How Do Mutual Funds Work
Mutual funds are popular and safer investment options, than stock or futures investment. They too come with their share of risk but it is a lot lesser in comparison to other options. The lowering of risk is attributed to the fact that these funds invest your money by following the diversification principle of not placing all your eggs in the same basket. They choose only the best and safest baskets for your eggs to grow and hatch eventually. That is, they distribute and invest money in such a way that it has multiple opportunities to grow. So if you are looking for steady growth of your investments, learn investing in mutual funds.
People out there, who want to be rich overnight should go for the stock market or the futures trading. Mutual funds are well suited for people who want to have a long term investment and see their wealth growing steadily.
What is a Mutual Fund?
A mutual fund is a collective investment fund, wherein, individual contributions of all investors are pooled in, to invest in diversified securities options and profits from proceeds are shared among them. This is roughly how they work.

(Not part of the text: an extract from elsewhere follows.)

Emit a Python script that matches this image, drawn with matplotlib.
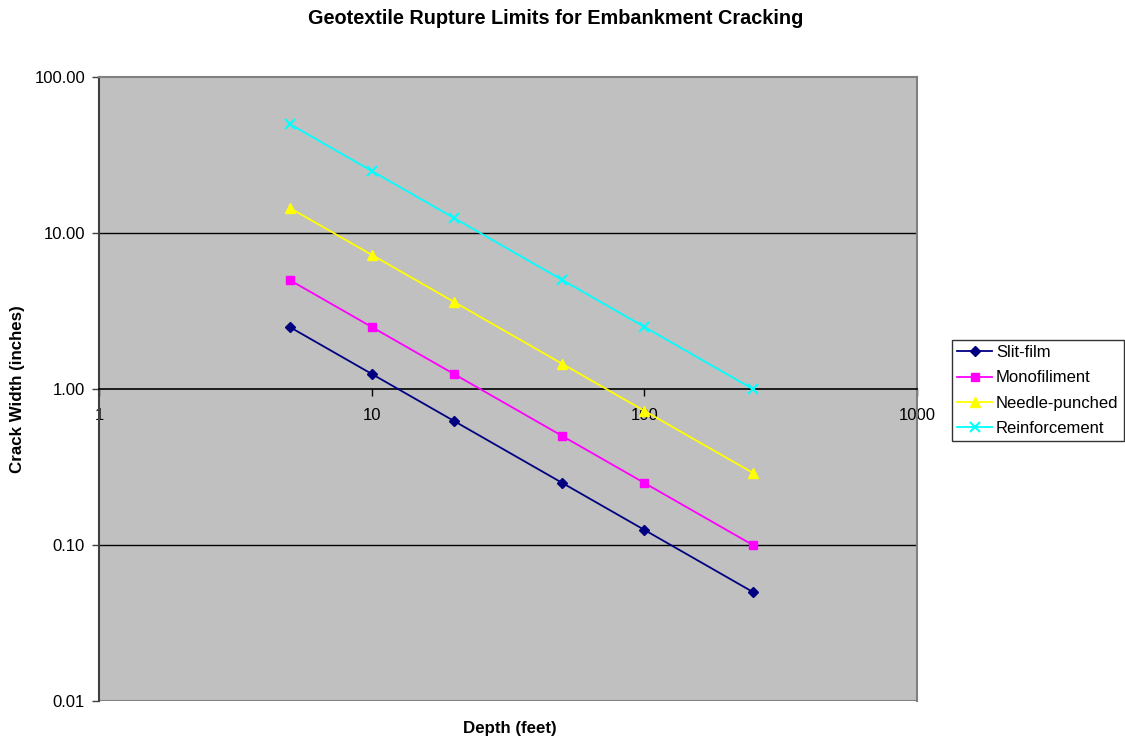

In United States of America, mutual fund as an idea and investment tool began operating since 1924. There are many types of funds and one needs to know the terminologies and intricacies of investment before going ahead with them.

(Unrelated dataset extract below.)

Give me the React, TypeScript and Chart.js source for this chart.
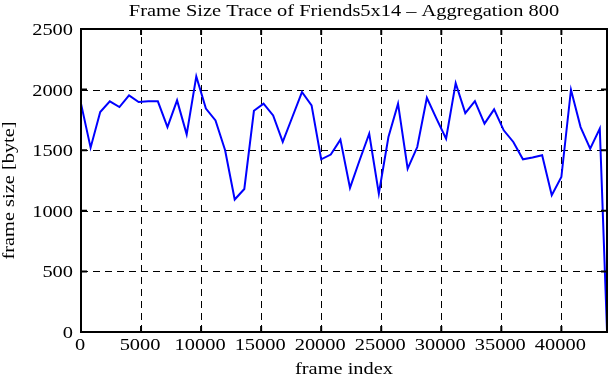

How Do Mutual Funds Work for Investors?
Here is a step by step analysis of their working for investors.
Step 1: You Buy Mutual Fund Shares
The fund companies advertise their investment schemes and issue shares of their investment plans, along with information on expected growth rate. You can buy these shares directly from the company or through brokers.
Step 2: Money is Pooled in
The money contributions of all shareholders like you are pooled in to create a capital for investment.
Step 3: Money is Invested in Different Types of Securities
The total money pool is used by the fund managers to invest in diverse kinds of securities. These securities may be in stock market, futures market, the forex market or even be investments in infrastructure.
There is a fund manager who decides in which areas your investments are made and who has to look after your investment. You have no say whatsoever in the investment decisions. You are only entitled to returns on your investment. The income or commission of the fund manager is dependent on profits from investment. So you have to think and invest wisely in what kind of fund you want to invest in, as once the money is invested and placed in hands of the fund manager, you have no control. So there is a risk in this investment, but much lesser due to diversification.
Step 4: You are Paid Profit Dividends Periodically
The fund manager periodically gives you a report of its proceeds and performance. You are paid dividends periodically, depending on profits mutual funds make on collective investment. The costs involved in operating of funds including marketing, distribution, investment advisory services and other costs are also transferred to the investor. That is, the returns or dividends you get are after these costs have been subtracted. All these charges and costs like managements fees, non management expenses, service fees, and brokerage commissions are categorically called load charges. There are many advantages and disadvantages of mutual funds investment, which you should weigh out before investing.
What are the different types of mutual funds? There are many types, based on the type of securities, they invest money in and the kind of restrictions they have on share transactions. While investing, check the history and performance of company in detail. Look at the growth versus value ratio that they are offering and the ratings. All these details are supplied in the prospectus offered by mutual funds. Learn to read the fine print in detail to avoid repentance later. Check the fee table and future projected returns.